Recherche – Detailansicht

Ausgabe:

September/2014

Spalte:

1018–1019

Kategorie:

Kirchengeschichte: Alte Kirche, Christliche Archäologie

Autor/Hrsg.:

Nisula, Timo

Titel/Untertitel:

Augustine and the Functions of Concupis-cence.

Verlag:

Leiden u. a.: Brill 2012. 420 S. = Supplements to Vigiliae Christianae, 116. Geb. EUR 163,00. ISBN 978-90-04-23168-9.

Rezensent:

Simon Peng-Keller

Die Rede von der concupiscencia, der bösen Begierde, tritt im umfangreichen Werk Augustins in unterschiedlichen Zusammenhängen und mit wechselnden Akzentsetzungen auf. Die theologische Dissertationsschrift von Timo Nisula untersucht diese differierenden Gebrauchsweisen im Hinblick auf bestimmte Diskussionskontexte und die zum Teil auffälligen Entwicklungen im Denken Augustins. Wenn auch die Rede von »Funktionen der Konkupiszenz« eine nicht besonders glückliche terminologische Festlegung darstellt, gibt die Orientierung an vier solcher »Funktionen« N.s historischer und systematischer Studie eine erfreulich übersichtliche und konzise Struktur.
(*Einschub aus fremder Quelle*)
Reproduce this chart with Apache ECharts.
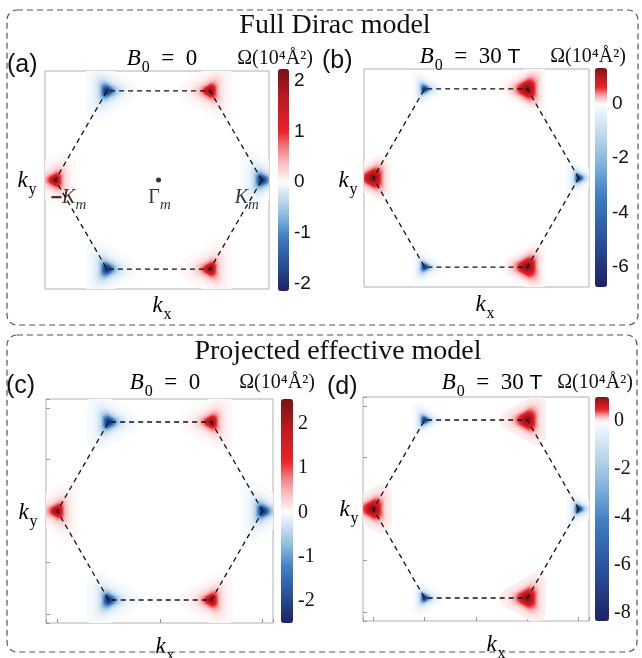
<!DOCTYPE html>
<html>
<head>
<meta charset="utf-8">
<script src="https://cdn.jsdelivr.net/npm/echarts@6/dist/echarts.min.js"></script>
<style>
  html, body { margin: 0; background: #fff; }
  #chart { width: 642px; height: 658px; }
</style>
</head>
<body>
<div id="chart"></div>
<script>
// corners of the moire Brillouin zone (units of |K_m|)
const cornerKx = [1, 0.5, -0.5, -1, -0.5, 0.5];
const cornerKy = [0, 0.866, 0.866, 0, -0.866, -0.866];

// Berry curvature at each corner, 10^4 A^2
const peakA = [-2.15, 2.2, -2.15, 2.2, -2.15, 2.2];
const peakB = [-6.7, 1.3, -6.7, 1.3, -6.7, 1.3];
const peakC = [-2.49, 2.55, -2.49, 2.55, -2.49, 2.55];
const peakD = [-8.3, 1.0, -8.3, 1.0, -8.3, 1.0];

// colour bar ranges and tick labels
const rangeA = [-2.15, 2.23];
const rangeB = [-6.74, 1.31];
const rangeC = [-2.49, 2.55];
const rangeD = [-8.33, 1.0];
const ticksA = [-2, -1, 0, 1, 2];
const ticksB = [-6, -4, -2, 0];
const ticksC = [-2, -1, 0, 1, 2];
const ticksD = [-8, -6, -4, -2, 0];

const panelTags = ['(a)', '(b)', '(c)', '(d)'];
const fieldTexts = ['0', '30 T', '0', '30 T'];
const sectionTitles = ['Full Dirac model', 'Projected effective model'];

const serif = 'Liberation Serif';
const sans = 'Liberation Sans';

// filled contour levels, as fractions of each peak
const levels = [0.015, 0.03, 0.05, 0.08, 0.12, 0.17, 0.23, 0.3, 0.38, 0.47, 0.56, 0.65, 0.74, 0.83, 0.91, 0.97];

const redStops = [[0, '#ffffff'], [0.06, '#fce4e4'], [0.18, '#f8b9bb'], [0.32, '#f27478'], [0.45, '#eb2027'], [0.72, '#bf1b20'], [1, '#7b1015']];
const blueStops = [[0, '#ffffff'], [0.06, '#e4eff8'], [0.18, '#bcd6ec'], [0.32, '#86b5dd'], [0.5, '#3f7fc2'], [0.75, '#28509a'], [1, '#1d2364']];

function hex2rgb(h) {
  return [1, 3, 5].map((i) => parseInt(h.slice(i, i + 2), 16));
}
function pick(stops, t) {
  for (let i = 1; i < stops.length; i++) {
    if (t <= stops[i][0]) {
      const u = (t - stops[i - 1][0]) / (stops[i][0] - stops[i - 1][0]);
      const a = hex2rgb(stops[i - 1][1]);
      const b = hex2rgb(stops[i][1]);
      return 'rgb(' + a.map((v, k) => Math.round(v + (b[k] - v) * u)).join(',') + ')';
    }
  }
  return stops[stops.length - 1][1];
}
function colorList(range) {
  const out = [];
  const n = 81;
  for (let i = 0; i < n; i++) {
    const v = range[0] + (range[1] - range[0]) * i / (n - 1);
    out.push(v < 0 ? pick(blueStops, v / range[0]) : pick(redStops, v / range[1]));
  }
  return out;
}

const panels = [
  { peaks: peakA, range: rangeA, ticks: ticksA, grid: { left: 45, top: 71, width: 224, height: 218 },
    xr: [-1.1, 1.07], yr: [-1.06, 1.06], bar: { left: 278, top: 69, w: 11, h: 222 },
    blob: { pos: { w: 8, n: 1.5 }, neg: { w: 8, n: 1.5 } }, inTicks: false, cbFont: sans,
    tag: [7, 65], field: [162, 59], unit: [275, 59], ky: [27, 181], kx: [162, 306] },
  { peaks: peakB, range: rangeB, ticks: ticksB, grid: { left: 364, top: 69, width: 225, height: 218 },
    xr: [-1.09, 1.1], yr: [-1.06, 1.06], bar: { left: 595, top: 68, w: 12, h: 219 },
    blob: { pos: { w: 20, n: 4 }, neg: { w: 5, n: 1.5 } }, inTicks: false, cbFont: sans,
    tag: [322, 61], field: [470, 57], unit: [588, 57], ky: [348, 181], kx: [485, 305] },
  { peaks: peakC, range: rangeC, ticks: ticksC, grid: { left: 46, top: 399, width: 227, height: 224 },
    xr: [-1.11, 1.1], yr: [-1.09, 1.09], bar: { left: 281, top: 399, w: 12, h: 224 },
    blob: { pos: { w: 8, n: 1.5 }, neg: { w: 8, n: 1.5 } }, inTicks: true, cbFont: serif,
    tag: [6, 386], field: [165, 383], unit: [277, 383], ky: [28, 513], kx: [165, 647] },
  { peaks: peakD, range: rangeD, ticks: ticksD, grid: { left: 363, top: 397, width: 226, height: 224 },
    xr: [-1.1, 1.1], yr: [-1.09, 1.09], bar: { left: 595, top: 397, w: 14, h: 224 },
    blob: { pos: { w: 20, n: 4 }, neg: { w: 5, n: 1.5 } }, inTicks: true, cbFont: serif,
    tag: [327, 387], field: [492, 383], unit: [595, 383], ky: [349, 510], kx: [496, 645] }
];

// each contour is a rounded triangle with one tip pointing away from the zone centre
function hotspotRenderer(p) {
  return function (params, api) {
    const h = Math.floor(params.dataIndex / levels.length);
    const f = levels[params.dataIndex % levels.length];
    const x = api.value(0);
    const y = api.value(1);
    const c = api.coord([x, y]);
    const sp = p.peaks[h] > 0 ? p.blob.pos : p.blob.neg;
    const s = sp.w * Math.sqrt(Math.pow(f, -1 / sp.n) - 1);
    const tau = 0.65 * Math.pow(1 - f, 0.8);
    const q = tau * s;
    const rho = (1 - tau) * s;
    const phi = Math.atan2(y, x);
    const pts = [];
    for (let k = 0; k < 3; k++) {
      const ang = phi + k * 2 * Math.PI / 3;
      const vx = c[0] + q * Math.cos(ang);
      const vy = c[1] - q * Math.sin(ang);
      for (let j = 0; j <= 16; j++) {
        const t = ang - Math.PI / 3 + j / 16 * 2 * Math.PI / 3;
        pts.push([vx + rho * Math.cos(t), vy - rho * Math.sin(t)]);
      }
    }
    return { type: 'polygon', shape: { points: pts }, style: { fill: api.visual('color') } };
  };
}

const mathRich = {
  i: { fontFamily: serif, fontStyle: 'italic', fontSize: 23, color: '#111' },
  s: { fontFamily: serif, fontSize: 16, color: '#111', padding: [18, 0, 0, 1] },
  t: { fontFamily: serif, fontSize: 23, color: '#111' },
  u: { fontFamily: sans, fontSize: 21, color: '#111' },
  g: { fontFamily: serif, fontSize: 20, color: '#000' },
  gs: { fontFamily: serif, fontStyle: 'italic', fontSize: 15, color: '#000', padding: [15, 0, 0, 0] },
  k: { fontFamily: serif, fontStyle: 'italic', fontSize: 20, color: '#000' },
  m: { fontFamily: sans, fontWeight: 'bold', fontSize: 20, color: '#000' }
};

const grids = [];
const xAxes = [];
const yAxes = [];
const series = [];
const visualMaps = [];
const graphics = [];

panels.forEach((p, i) => {
  grids.push({ left: p.grid.left, top: p.grid.top, width: p.grid.width, height: p.grid.height,
    show: true, borderColor: '#b0b0b0', borderWidth: 1, backgroundColor: '#fff' });
  const tick = { show: p.inTicks, inside: true, length: 4, lineStyle: { color: '#999' } };
  xAxes.push({ type: 'value', gridIndex: i, min: p.xr[0], max: p.xr[1], splitNumber: 4,
    axisLine: { show: false, onZero: false }, axisLabel: { show: false }, splitLine: { show: false }, axisTick: tick });
  yAxes.push({ type: 'value', gridIndex: i, min: p.yr[0], max: p.yr[1], splitNumber: 4,
    axisLine: { show: false, onZero: false }, axisLabel: { show: false }, splitLine: { show: false }, axisTick: tick });

  const data = [];
  p.peaks.forEach((pk, h) => {
    levels.forEach((f) => data.push([cornerKx[h], cornerKy[h], f * pk]));
  });
  visualMaps.push({
    type: 'continuous', seriesIndex: series.length, dimension: 2,
    min: p.range[0], max: p.range[1], orient: 'vertical',
    left: p.bar.left, top: p.bar.top, itemWidth: p.bar.w, itemHeight: p.bar.h,
    padding: 0, calculable: false, hoverLink: false, text: null,
    inRange: { color: colorList(p.range) }
  });
  series.push({ type: 'custom', xAxisIndex: i, yAxisIndex: i, clip: true, silent: true,
    dimensions: ['kx', 'ky', 'omega'], encode: { x: 0, y: 1 },
    renderItem: hotspotRenderer(p), data: data, z: 2 });

  const hex = cornerKx.map((v, h) => [v, cornerKy[h]]);
  hex.push(hex[0]);
  series.push({ type: 'line', xAxisIndex: i, yAxisIndex: i, data: hex, symbol: 'none', silent: true,
    lineStyle: { color: '#111', width: 1.3, type: [5, 4] }, z: 4 });

  graphics.push({ type: 'text', x: p.tag[0], y: p.tag[1],
    style: { text: panelTags[i], font: '25px ' + sans, fill: '#111', align: 'left', verticalAlign: 'middle' } });
  const field = fieldTexts[i] === '0' ? '{i|B}{s|0}{t|  =  0}' : '{i|B}{s|0}{t|  =  30 }{u|T}';
  graphics.push({ type: 'text', x: p.field[0], y: p.field[1],
    style: { text: field, rich: mathRich, align: 'center', verticalAlign: 'middle' } });
  graphics.push({ type: 'text', x: p.unit[0], y: p.unit[1],
    style: { text: 'Ω(10⁴Å²)', font: '20px ' + serif, fill: '#111', align: 'center', verticalAlign: 'middle' } });
  graphics.push({ type: 'text', x: p.ky[0], y: p.ky[1],
    style: { text: '{i|k}{s|y}', rich: mathRich, align: 'center', verticalAlign: 'middle' } });
  graphics.push({ type: 'text', x: p.kx[0], y: p.kx[1],
    style: { text: '{i|k}{s|x}', rich: mathRich, align: 'center', verticalAlign: 'middle' } });
});

// colour bar tick labels
panels.forEach((p, i) => {
  const g = grids.length;
  grids.push({ left: p.bar.left, top: p.bar.top, width: p.bar.w, height: p.bar.h });
  xAxes.push({ type: 'value', gridIndex: g, min: 0, max: 1, show: false });
  yAxes.push({ type: 'value', gridIndex: g, min: p.range[0], max: p.range[1], position: 'right',
    axisLine: { show: false }, axisTick: { show: false }, splitLine: { show: false },
    axisLabel: { customValues: p.ticks, margin: 5, fontSize: p.cbFont === sans ? 19 : 20,
      fontFamily: p.cbFont, color: '#111' } });
  series.push({ type: 'scatter', xAxisIndex: g, yAxisIndex: g, data: [] });
});

// Gamma point and K labels in panel (a)
series.push({ type: 'scatter', xAxisIndex: 0, yAxisIndex: 0, data: [[0, 0]], symbolSize: 5,
  itemStyle: { color: '#000' }, z: 5, silent: true,
  label: { show: true, position: 'inside', offset: [1, 18], formatter: '{g|Γ}{gs|m}', rich: mathRich } });
series.push({ type: 'scatter', xAxisIndex: 0, yAxisIndex: 0, symbolSize: 0, z: 5, silent: true,
  data: [
    { value: [cornerKx[0], cornerKy[0]], label: { offset: [-15, 18], formatter: '{k|K}{gs|m}' } },
    { value: [cornerKx[3], cornerKy[3]], label: { offset: [13, 18], formatter: '{m|−}{k|K}{gs|m}' } }
  ],
  label: { show: true, position: 'inside', rich: mathRich } });

// section titles and dashed frames
graphics.push({ type: 'rect', shape: { x: 7, y: 10, width: 631, height: 315, r: 10 },
  style: { fill: 'none', stroke: '#555', lineWidth: 1.2, lineDash: [6, 4] } });
graphics.push({ type: 'rect', shape: { x: 7, y: 335, width: 630, height: 317, r: 10 },
  style: { fill: 'none', stroke: '#555', lineWidth: 1.2, lineDash: [6, 4] } });
graphics.push({ type: 'text', x: 335, y: 26,
  style: { text: sectionTitles[0], font: '28px ' + serif, fill: '#111', align: 'center', verticalAlign: 'middle' } });
graphics.push({ type: 'text', x: 338, y: 352,
  style: { text: sectionTitles[1], font: '28px ' + serif, fill: '#111', align: 'center', verticalAlign: 'middle' } });

const chart = echarts.init(document.getElementById('chart'), null, { renderer: 'canvas' });
chart.setOption({
  animation: false,
  backgroundColor: '#fff',
  grid: grids,
  xAxis: xAxes,
  yAxis: yAxes,
  visualMap: visualMaps,
  series: series,
  graphic: graphics
});
</script>
</body>
</html>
Um sich in den Weiten des augustinischen Werks nicht zu verlieren, konzentriert sich N. an repräsentativen Texten, wobei er sowohl frühe als auch späte Werke berücksichtigt und in beeindruckender Genauigkeit analysiert.
Nach einem der Semantik der Begierde (libido, cupiditas, concupiscentia) gewidmeten Kapitel entfaltet N. in vier Hauptkapiteln die von ihm unterschiedenen Funktionen: 1. Konkupiszenz als Sündenstrafe, die den primären Ungehorsam Adams und Evas im sekundären Ungehorsam des Fleisches gegenüber dem Geist abbildet; 2. Konkupiszenz als Wurzel und Matrix aller sündhafter Handlungen; 3. Konkupiszenz als spezifischer Affekt, und schließlich 4. Konkupiszenz als persistierendes, wenn auch domestiziertes Übel im christlichen Leben.
Bezüglich der strittigen Frage nach dem manichäischen Erbe in Augustins Denken weist N. darauf hin, dass dieser das böse Begehren durchgängig als parasitäres und privatives beschreibt, als Verkehrung des Guten, und sich damit konsequent von manichäischen Vorstellungen fernhält. In A. Fokussierung und Exemplifizierung der Konkupiszenz gibt es jedoch, so kann aufgezeigt werden, deutliche und werkgenetisch nicht völlig erklärbare Verschiebungen: Das pluralistische Modell der triplex cupiditas, das etwa in den Bekenntnissen vorherrscht, tritt im Spätwerk zugunsten einer alleinigen Konzentration auf die (ungeordnete) sexuelle Begierde zurück. Sie wird als Inbegriff und zentrale Manifestationsform aller Konkupiszenz von Augustin in dem Maße herausgestellt, wie seine Gegner die theologische Legitimität einer solchen Privilegierung bestreiten.
Besonders intrikat ist Augustins antipelagianische Interpretation von Röm 7 im Hinblick auf das Fortleben der Konkupiszenz im Leben der Getauften. Denn während die Identifikation des zerrissenen Ich von Röm 7 mit dem Selbst des Getauften Augustin dazu bewegt, das christliche Leben als äußerst spannungsreich zu be­schreiben, führt seine Betonung der Taufe und ihrer Heilswirksamkeit gleichzeitig dazu, dass sich die Konkupiszenz von einer gefährlichen Gegenmacht zu einer spirituell durchaus nützlichen Sparring-Partnerin wandelt, die die Getauften an ihre bleibende Angewiesenheit auf Gottes Kraft erinnert. In N.s eigenen Worten: »As a result, concupiscentia begins to look more like a tamed beast, introduced in chains into the inner courts of a Christian heart, instead of being a raging force of nature outside of the citadel of virtue.« (351)
Gegenläufig zu allen Versuchen, Augustins Konkupiszenzlehre von seinen autobiographisch festgehaltenen Erfahrungen her und auf spätere konfessionelle Positionen hin zu lesen, verschreibt sich N.s umfassende und gut lesbare Studie einer sorgfältigen und sachlich überzeugenden werkimmanenten Interpretation. Dass die ausbalancierte und Ungereimtheiten nicht ausblendende Darstellung dennoch ein ökumenisches Anliegen verfolgt, lässt sich zumindest vermuten. Die Unterscheidung verschiedener Funktionen soll jedenfalls erklärtermaßen auch dazu dienen, in konfessionsspezifischen Rückgriffen auf Augustin eine einseitige Lektüre zu vermeiden (359).